The ease and flexibility of adding device sensors like accelerometers, gyroscopes, and compasses to wearables has driven an explosion of fitness wearables and apps. The wearable technology market is packed with competition. By 2017, the global market for health and fitness wearables alone will reach 170 million devices, according to ABI research.
Unlike smartwatches and smartglasses which typically establish persistent Bluetooth connections with mobile devices, fitness devices usually collect data and periodically sync with a smartphone. Users view their activity levels once their device connects to their mobile app, which pairs that activity with primitive location data from the mobile device. However, location data at the device level provides an extremely valuable context layer that elevates the user experience of fitness devices.
The real opportunity for the next generation of fitness bands and smart clothing lies in coloring in the user experience with the contextual story around fitness activity. Mark Gorelick, Director of Product Science & Innovation at MIO Global says, “Location-based data has a real opportunity to enhance healthy lifestyle wearables by categorizing daily activity into a relevant contextual story.”
A truly intelligent device will know the difference between taking 6,000 steps on a treadmill and running 3 miles in a park, on a beach, or in a hilly neighborhood. “I believe that this type of journaling of daily life promotes engagement as well as providing richer notifications, social interconnectedness, motivational encouragement and lifestyle awareness,” says Gorelick.

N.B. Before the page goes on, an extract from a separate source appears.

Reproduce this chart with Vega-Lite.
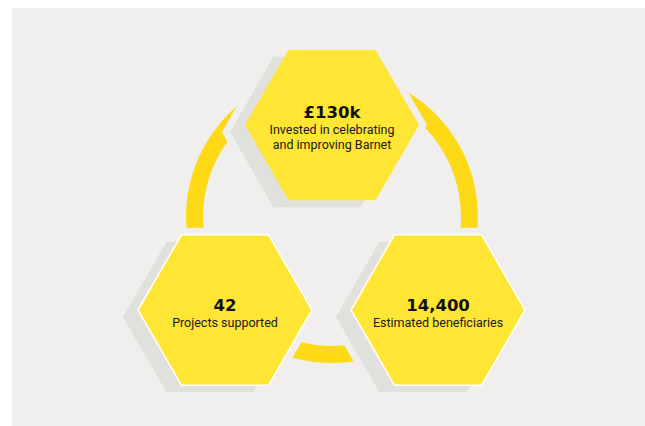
{
  "$schema": "https://vega.github.io/schema/vega-lite/v6.json",
  "width": 633,
  "height": 418,
  "autosize": {"type": "none"},
  "padding": {"left": 12, "top": 8, "right": 0, "bottom": 0},
  "background": "#ffffff",
  "config": {"view": {"stroke": null, "fill": "#f0efed"}},
  "datasets": {
    "hexes": [
      {"metric": "£130k", "label": "Invested in celebrating\nand improving Barnet", "lines": 2, "cx": 332, "cy": 125, "tier": "top"},
      {"metric": "42", "label": "Projects supported", "lines": 1, "cx": 225, "cy": 310, "tier": "bottom"},
      {"metric": "14,400", "label": "Estimated beneficiaries", "lines": 1, "cx": 438, "cy": 310, "tier": "bottom"}
    ],
    "arcs": [
      {"segment": "left", "cx": 332, "cy": 217, "start": 4.50, "end": 5.67},
      {"segment": "right", "cx": 332, "cy": 217, "start": 0.52, "end": 1.78},
      {"segment": "bottom", "cx": 332, "cy": 217, "start": 2.79, "end": 3.58}
    ]
  },
  "layer": [
    {
      "data": {"name": "arcs"},
      "mark": {"type": "arc", "radius": 146, "radius2": 129, "color": "#fdd916"},
      "encoding": {
        "x": {"field": "cx", "type": "quantitative", "scale": {"domain": [12, 645], "nice": false, "zero": false}, "axis": null},
        "y": {"field": "cy", "type": "quantitative", "scale": {"domain": [426, 8], "nice": false, "zero": false}, "axis": null},
        "theta": {"field": "start", "type": "quantitative", "scale": null, "stack": null},
        "theta2": {"field": "end"}
      }
    },
    {
      "data": {"name": "hexes"},
      "mark": {"type": "point", "shape": "M-1,0L-0.5,-0.866L0.5,-0.866L1,0L0.5,0.866L-0.5,0.866Z", "size": 30276, "filled": true, "fill": "#f0efed", "stroke": "#f0efed", "strokeWidth": 14, "strokeJoin": "miter", "opacity": 1, "xOffset": -15, "yOffset": 7},
      "encoding": {
        "x": {"field": "cx", "type": "quantitative"},
        "y": {"field": "cy", "type": "quantitative"}
      }
    },
    {
      "data": {"name": "hexes"},
      "mark": {"type": "point", "shape": "M-1,0L-0.5,-0.866L0.5,-0.866L1,0L0.5,0.866L-0.5,0.866Z", "size": 30276, "filled": true, "fill": "#f0efed", "stroke": "#f0efed", "strokeWidth": 14, "strokeJoin": "miter", "opacity": 1},
      "encoding": {
        "x": {"field": "cx", "type": "quantitative"},
        "y": {"field": "cy", "type": "quantitative"}
      }
    },
    {
      "data": {"name": "hexes"},
      "mark": {"type": "point", "shape": "M-1,0L-0.5,-0.866L0.5,-0.866L1,0L0.5,0.866L-0.5,0.866Z", "size": 30276, "filled": true, "fill": "#e0e0dc", "strokeWidth": 0, "opacity": 1, "xOffset": -15, "yOffset": 7},
      "encoding": {
        "x": {"field": "cx", "type": "quantitative"},
        "y": {"field": "cy", "type": "quantitative"}
      }
    },
    {
      "data": {"name": "hexes"},
      "mark": {"type": "point", "shape": "M-1,0L-0.5,-0.866L0.5,-0.866L1,0L0.5,0.866L-0.5,0.866Z", "size": 30276, "filled": true, "fill": "#ffe635", "stroke": "#ffffff", "strokeWidth": 1.5, "opacity": 1},
      "encoding": {
        "x": {"field": "cx", "type": "quantitative"},
        "y": {"field": "cy", "type": "quantitative"},
        "strokeOpacity": {"condition": {"test": "datum.tier === 'bottom'", "value": 1}, "value": 0}
      }
    },
    {
      "data": {"name": "hexes"},
      "transform": [{"filter": "datum.lines == 2"}],
      "mark": {"type": "text", "font": "DejaVu Sans", "fontWeight": "bold", "fontSize": 16.5, "baseline": "alphabetic", "align": "center", "yOffset": -7, "color": "#111111"},
      "encoding": {
        "x": {"field": "cx", "type": "quantitative"},
        "y": {"field": "cy", "type": "quantitative"},
        "text": {"field": "metric"}
      }
    },
    {
      "data": {"name": "hexes"},
      "transform": [{"filter": "datum.lines == 1"}],
      "mark": {"type": "text", "font": "DejaVu Sans", "fontWeight": "bold", "fontSize": 16.5, "baseline": "alphabetic", "align": "center", "yOffset": 1, "color": "#111111"},
      "encoding": {
        "x": {"field": "cx", "type": "quantitative"},
        "y": {"field": "cy", "type": "quantitative"},
        "text": {"field": "metric"}
      }
    },
    {
      "data": {"name": "hexes"},
      "transform": [{"filter": "datum.lines == 2"}],
      "mark": {"type": "text", "font": "Roboto", "fontSize": 12.5, "baseline": "alphabetic", "align": "center", "yOffset": 9, "lineBreak": "\n", "lineHeight": 15, "color": "#1a1a1a"},
      "encoding": {
        "x": {"field": "cx", "type": "quantitative"},
        "y": {"field": "cy", "type": "quantitative"},
        "text": {"field": "label"}
      }
    },
    {
      "data": {"name": "hexes"},
      "transform": [{"filter": "datum.lines == 1"}],
      "mark": {"type": "text", "font": "Roboto", "fontSize": 12.5, "baseline": "alphabetic", "align": "center", "yOffset": 17, "color": "#1a1a1a"},
      "encoding": {
        "x": {"field": "cx", "type": "quantitative"},
        "y": {"field": "cy", "type": "quantitative"},
        "text": {"field": "label"}
      }
    }
  ]
}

Social networks like Nike+ and the FitBit community bring unprecedented social competition to fitness with leaderboards and weekly challenges. But social workout features shouldn’t be quarantined to the digital world. They can exist in the real world too: recommended workout spots from the local community, social gym buddy programs and running route time competitions.
None of that is possible without device-level location: fitness bands and clothing that know where they are when an activity is recorded, without relying on a mobile phone passing lat/ long coordinates over Bluetooth.
Recon CPO Shane Luke says, “When you know where you were when something happened, you can usually infer or remember a tremendous amount of related things about that experience, which makes the data secondary, and the experience primary.”
The market is flooded with wearable fitness bands, smart clothing and accompanying mobile apps. Only the strongest device manufacturers will survive--which are the ones that best fit into their users’ lifestyles. Doing so requires a knowledge of user context, and device-level location is the key to unlocking it.